I guess so. But what I really remember from the 1950s is everyone always smiling. It wasn't until I studied Freud in college that I had any inkling there was anything below the surface.
Several years ago the Dalai Lama was in a conference with Western Buddhist teachers. At one point, meditation teacher Sharon Salzberg brought up the subject of self-hatred. She said it was a major issue that had to be addressed by anybody teaching Buddhism in the West. The Dalai Lama didn't know what she was talking about. So he went around the room and asked the other Western teachers about it, and every one of them agreed with her. Self-hatred was something that the Dalai Lama literally didn't understand.

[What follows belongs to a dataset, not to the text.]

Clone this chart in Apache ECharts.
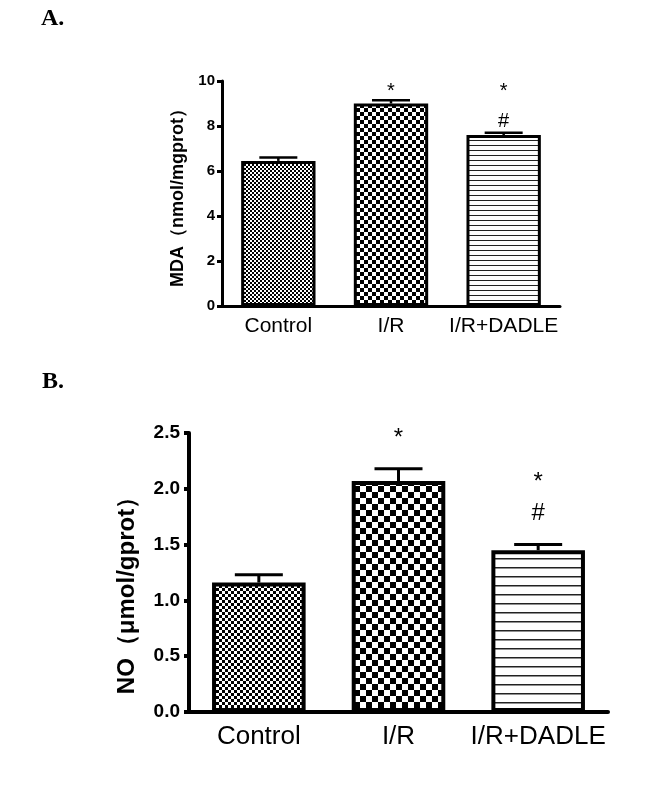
<!DOCTYPE html>
<html><head><meta charset="utf-8">
<script src="https://cdn.jsdelivr.net/npm/echarts@6/dist/echarts.min.js"></script>
<style>html,body{margin:0;padding:0;background:#fff}#c{width:653px;height:795px}</style>
</head><body><div id="c"></div>
<script>
// ---- data ----
const categories = ['Control', 'I/R', 'I/R+DADLE'];
const mdaMean = [6.45, 9.0, 7.6];
const mdaErr = [0.15, 0.15, 0.1];
const mdaTicks = [0, 2, 4, 6, 8, 10];
const noMean = [1.16, 2.07, 1.45];
const noErr = [0.07, 0.11, 0.05];
const noTicks = [0, 0.5, 1.0, 1.5, 2.0, 2.5];
// significance marks: [categoryIndex, symbol, y-value]
const mdaSig = [[1, '*', 9.54], [2, '*', 9.54], [2, '#', 8.22]];
const noSig = [[1, '*', 2.456], [2, '*', 2.061], [2, '#', 1.776]];

// ---- patterns ----
function checker(cell) {
  const c = document.createElement('canvas');
  c.width = c.height = cell * 2;
  const g = c.getContext('2d');
  g.fillStyle = '#fff'; g.fillRect(0, 0, cell * 2, cell * 2);
  g.fillStyle = '#000';
  g.fillRect(0, 0, cell, cell); g.fillRect(cell, cell, cell, cell);
  return { image: c, repeat: 'repeat' };
}
function hlines(spacing, lw) {
  const c = document.createElement('canvas');
  c.width = 8; c.height = spacing;
  const g = c.getContext('2d');
  g.fillStyle = '#fff'; g.fillRect(0, 0, 8, spacing);
  g.fillStyle = '#222'; g.fillRect(0, 0, 8, lw);
  return { image: c, repeat: 'repeat' };
}
const patA = [checker(2), checker(4), hlines(5, 1)];
const patB = [checker(3), checker(6), hlines(9, 1.5)];

const font = 'Arial, "Liberation Sans", sans-serif';

function errRender(capW, lw) {
  return function (params, api) {
    const x = api.value(0), m = api.value(1), e = api.value(2);
    const p0 = api.coord([x, m]);
    const p1 = api.coord([x, m + e]);
    return { type: 'group', children: [
      { type: 'line', shape: { x1: p0[0], y1: p0[1], x2: p1[0], y2: p1[1] }, style: { stroke: '#000', lineWidth: lw } },
      { type: 'line', shape: { x1: p1[0] - capW / 2, y1: p1[1], x2: p1[0] + capW / 2, y2: p1[1] }, style: { stroke: '#000', lineWidth: lw } }
    ] };
  };
}
function sigRender(fs) {
  return function (params, api) {
    const p = api.coord([api.value(0), api.value(2)]);
    const arr = params.seriesIndex === 2 ? mdaSig : noSig;
    return { type: 'text', x: p[0], y: p[1],
      style: { text: arr[params.dataIndex][1], fill: '#000', font: fs + 'px ' + font, align: 'center', verticalAlign: 'middle' } };
  };
}

function xAx(gi, fs, lw, margin) {
  return { type: 'category', gridIndex: gi, data: categories,
    axisLine: { lineStyle: { color: '#000', width: lw } },
    axisTick: { alignWithLabel: true, length: 6, lineStyle: { color: '#000', width: lw } },
    axisLabel: { interval: 0, hideOverlap: false, color: '#000', fontSize: fs, fontFamily: font, margin: margin } };
}
function yAx(gi, ticks, fs, lw, margin, name, nfs, gap, pad, dec) {
  return { type: 'value', gridIndex: gi, min: ticks[0], max: ticks[ticks.length - 1], interval: ticks[1] - ticks[0],
    name: name, nameLocation: 'middle', nameGap: gap, nameRotate: 90,
    nameTextStyle: { color: '#000', fontSize: nfs, fontWeight: 'bold', fontFamily: font, padding: pad },
    splitLine: { show: false },
    axisLine: { show: true, lineStyle: { color: '#000', width: lw } },
    axisTick: { show: true, length: 5, lineStyle: { color: '#000', width: lw } },
    axisLabel: { color: '#000', fontSize: fs, fontWeight: 'bold', fontFamily: font, margin: margin,
      formatter: v => v.toFixed(dec) } };
}

const chart = echarts.init(document.getElementById('c'), null, { renderer: 'canvas' });
chart.setOption({
  animation: false,
  backgroundColor: '#fff',
  title: [
    { text: 'A.', left: 36, top: 2, textStyle: { fontFamily: '"Times New Roman", "Liberation Serif", serif', fontWeight: 'bold', fontSize: 24, color: '#000' } },
    { text: 'B.', left: 37, top: 365, textStyle: { fontFamily: '"Times New Roman", "Liberation Serif", serif', fontWeight: 'bold', fontSize: 24, color: '#000' } }
  ],
  grid: [
    { left: 222, top: 81, width: 338, height: 225 },
    { left: 189, top: 433, width: 419, height: 279 }
  ],
  xAxis: [xAx(0, 21, 3, 10), xAx(1, 26, 4, 12)],
  yAxis: [
    yAx(0, mdaTicks, 15, 3, 7, 'MDA（nmol/mgprot）', 18, 32, 0, 0),
    yAx(1, noTicks, 19, 4, 9, 'NO（μmol/gprot）', 24, 50, [0, 34, 0, 0], 1)
  ],
  series: [
    { type: 'bar', xAxisIndex: 0, yAxisIndex: 0, barWidth: '66%', z: 2,
      data: mdaMean.map((v, i) => ({ value: v, itemStyle: { color: patA[i], borderColor: '#000', borderWidth: 3 } })) },
    { type: 'custom', xAxisIndex: 0, yAxisIndex: 0, z: 3, renderItem: errRender(38, 2.5),
      data: mdaMean.map((v, i) => [i, v, mdaErr[i]]) },
    { type: 'custom', xAxisIndex: 0, yAxisIndex: 0, z: 4, renderItem: sigRender(20),
      data: mdaSig.map(s => [s[0], 0, s[2]]) },
    { type: 'bar', xAxisIndex: 1, yAxisIndex: 1, barWidth: '67%', z: 2,
      data: noMean.map((v, i) => ({ value: v, itemStyle: { color: patB[i], borderColor: '#000', borderWidth: 4 } })) },
    { type: 'custom', xAxisIndex: 1, yAxisIndex: 1, z: 3, renderItem: errRender(48, 3),
      data: noMean.map((v, i) => [i, v, noErr[i]]) },
    { type: 'custom', xAxisIndex: 1, yAxisIndex: 1, z: 4, renderItem: sigRender(24),
      data: noSig.map(s => [s[0], 0, s[2]]) }
  ]
});
</script>
</body></html>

The first noble truth of the Buddha is that people experience dukka, a feeling of dissatisfaction or suffering, a feeling that something is wrong. We feel this dissatisfaction because we're not in tune with our true nature, our basic goodness. And we aren't going to be fundamentally, spiritually content until we get in tune. Dzigar Kongtrul, my teacher for the past five years, says that only in the West is this dissatisfaction articulated as "Something is wrong with me." It seems that thinking of oneself as flawed is more a Western phenomenon than a universal one. And if you're teaching Western students, it has to be addressed, because until that self-hatred is at least partially healed, people can't experience absolute truth.
Because they will misinterpret the groundlessness of absolute truth. People will think there is something wrong with them.

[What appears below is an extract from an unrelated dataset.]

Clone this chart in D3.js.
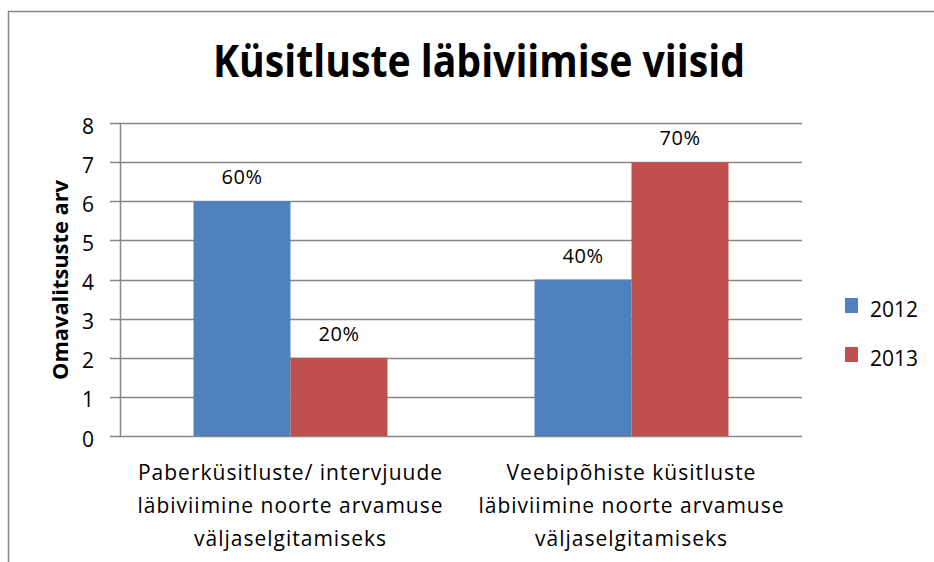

This self-criticism seems difficult to avoid. You don't just wake up one day and say to yourself, "I'm going to stop being self-critical." If you drop a jar at the grocery store, and it breaks, you automatically think, Oh, what a clumsy fool I am.
I think it's much deeper than thinking you're clumsy. I have my own theory about this, actually, based on personal experience. I was in a close relationship once with somebody who I felt disliked me very much, and I couldn't get out of it. What's more, this person was inaccessible and wouldn't talk to me about the problem. That combination of feeling disliked and having no chance to discuss it made me feel there was something terribly wrong with me, that I was a bad person.
I tried all the meditation techniques that I had been teaching people, but nothing would relieve the pain I was feeling. It was similar to the pain I'd felt when my husband had left me. So I went up to the meditation hall where I was practicing at the time, and I just sat there. I did not do any particular meditation. I just sat there in the middle of this pain, bolt upright, all night long.
And I had an insight. The first thing was that I felt physically like a little child, so small that if I'd sat in a chair my feet wouldn't have touched the floor. And then there was a recognition that I needed to relax into the pain. Until then, I had avoided going to this place where I felt bad or unacceptable or unloved. No language could express how awful that place felt. But I just started breathing into it. I realized that this was a pivotal moment. Somehow, even with the divorce, I had never quite hit the bottom. And that evening, I did. I was seconds away from experiencing the death feeling.
The death feeling?
The deepest level of the dissatisfaction we all feel, and that Westerners misinterpret as something that's wrong with them. But as I relaxed into that feeling, it passed through me. And I didn't die. It passed right through. That was a big moment for me. I realized that resistance to the idea that I was unlovable only made the pain worse.
There isn't anything except your own life that can be used as ground for spiritual practice. Spiritual practice is your life, twenty-four hours a day. There's no time off. We do formal practice-meditation-because it brings us closer to those states of mind we experience in our lives during times of crisis. For instance, when I sat there that whole night, I was not running from what was happening to my body and mind. There wasn't any distraction from it, not even to brush my teeth or pee. It was just a moment-by-moment experience of the present.